THE IMITATION GAME (2014)
(directed by Morten Tyldum)
**** (out of 5)
> This popular film is solid oldschool filmmaking. from promising Norwegian director Morten Tyldum the creative mind behind the riveting thriller HEADHUNTERS in 2011. It’s a biopic about the troubled life of Alan Turing, the man who cracked the “uncrackable” German codes produced by their ingenious Enigma machine during World War II. Alan figured the only way to reverse the cryptography of the machine was with another machine- a “thinking machine” that would become the predecessor of the modern computer.
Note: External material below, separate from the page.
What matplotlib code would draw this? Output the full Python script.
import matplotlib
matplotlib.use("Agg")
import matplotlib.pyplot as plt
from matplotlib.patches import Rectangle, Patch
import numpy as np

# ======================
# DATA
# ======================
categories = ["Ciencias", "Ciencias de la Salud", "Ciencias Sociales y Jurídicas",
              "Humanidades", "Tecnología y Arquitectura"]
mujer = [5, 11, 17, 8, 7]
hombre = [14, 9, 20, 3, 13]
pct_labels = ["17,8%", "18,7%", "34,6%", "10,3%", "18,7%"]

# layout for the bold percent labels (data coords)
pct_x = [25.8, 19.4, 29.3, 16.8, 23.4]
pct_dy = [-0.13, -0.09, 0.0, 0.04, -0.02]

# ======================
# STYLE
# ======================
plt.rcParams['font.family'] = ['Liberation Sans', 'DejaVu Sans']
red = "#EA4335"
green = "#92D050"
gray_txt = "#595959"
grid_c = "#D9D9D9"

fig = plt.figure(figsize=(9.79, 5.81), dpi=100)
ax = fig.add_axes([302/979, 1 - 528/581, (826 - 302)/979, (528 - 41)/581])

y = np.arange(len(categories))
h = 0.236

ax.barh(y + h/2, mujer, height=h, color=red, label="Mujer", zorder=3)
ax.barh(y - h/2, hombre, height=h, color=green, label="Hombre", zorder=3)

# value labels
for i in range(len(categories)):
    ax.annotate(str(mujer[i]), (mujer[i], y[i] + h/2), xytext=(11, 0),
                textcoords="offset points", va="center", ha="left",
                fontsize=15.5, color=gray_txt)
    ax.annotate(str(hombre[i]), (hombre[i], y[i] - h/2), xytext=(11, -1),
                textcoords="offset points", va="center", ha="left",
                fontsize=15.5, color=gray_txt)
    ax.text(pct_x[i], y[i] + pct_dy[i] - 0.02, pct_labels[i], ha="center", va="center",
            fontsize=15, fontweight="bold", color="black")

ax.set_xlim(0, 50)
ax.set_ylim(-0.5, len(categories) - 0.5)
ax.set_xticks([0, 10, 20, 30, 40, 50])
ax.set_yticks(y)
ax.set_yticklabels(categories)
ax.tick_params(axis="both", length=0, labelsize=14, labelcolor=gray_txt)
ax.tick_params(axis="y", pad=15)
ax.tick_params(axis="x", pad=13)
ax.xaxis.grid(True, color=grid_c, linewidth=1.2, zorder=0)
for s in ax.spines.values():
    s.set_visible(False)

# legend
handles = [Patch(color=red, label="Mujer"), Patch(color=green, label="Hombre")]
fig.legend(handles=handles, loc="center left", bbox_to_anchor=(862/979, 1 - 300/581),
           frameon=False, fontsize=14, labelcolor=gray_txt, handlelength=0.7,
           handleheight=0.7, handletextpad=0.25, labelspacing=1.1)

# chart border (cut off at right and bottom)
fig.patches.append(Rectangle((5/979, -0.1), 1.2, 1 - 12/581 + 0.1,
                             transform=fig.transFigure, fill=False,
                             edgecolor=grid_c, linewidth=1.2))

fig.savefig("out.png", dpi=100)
Current sensation Benedict Cumberbatch (familar to many as unlikely TV heartthrob Sherlock Holmes), is very good in the central role, as is Keira Knightly as his only female counterpart in this otherwise male-centric story. (Back then, the stiff upper lip Brits did not believe war or academia were a woman’s domain.) The whole group labors feverishly against the clock, as all the work of the day is undone come each midnight, when the enemy recalibrates Enigma to defeat decoding efforts. They also fight shortsighted bureaucrats who threaten to shut down their expensive codebreaking project at any point. Alan is the unequalled resident genius, but he is also a cold oddball, coming off as clueless and arrogant and socially awkward. It becomes clear that Alan was, to some degree, what we would today call autistic, when he tells a friend that people are like cyphers because they don’t say what they mean, and he can’t read what anyone is really thinking by the expressions on their faces.
. In telling this gripping narrative, Mr. Tyldum presents us with a film with impeccable credentials: a compelling true-life thriller with the highest of stakes: millions of human lives! The production design is first-rate, providing a palpable sense of time and place that resonates believably throughout. The fact that I found the plotline completely predictable until the film was nearly over did not impact my enjoyment one bit, because the content was always so compelling- particularly in the literate script, the fine score and the dynamite acting.
> Ultimately, it’s a pretty heartbreaking trip, as the socially outcast Mr. Turing lived a difficult life, but THE IMITATION GAME is a very worthy companion-piece to the other film on the same subject: Michael Apted’s 2001 film ENIGMA, articulately penned by the brilliant wordsmith Tom Stoppard. See them both.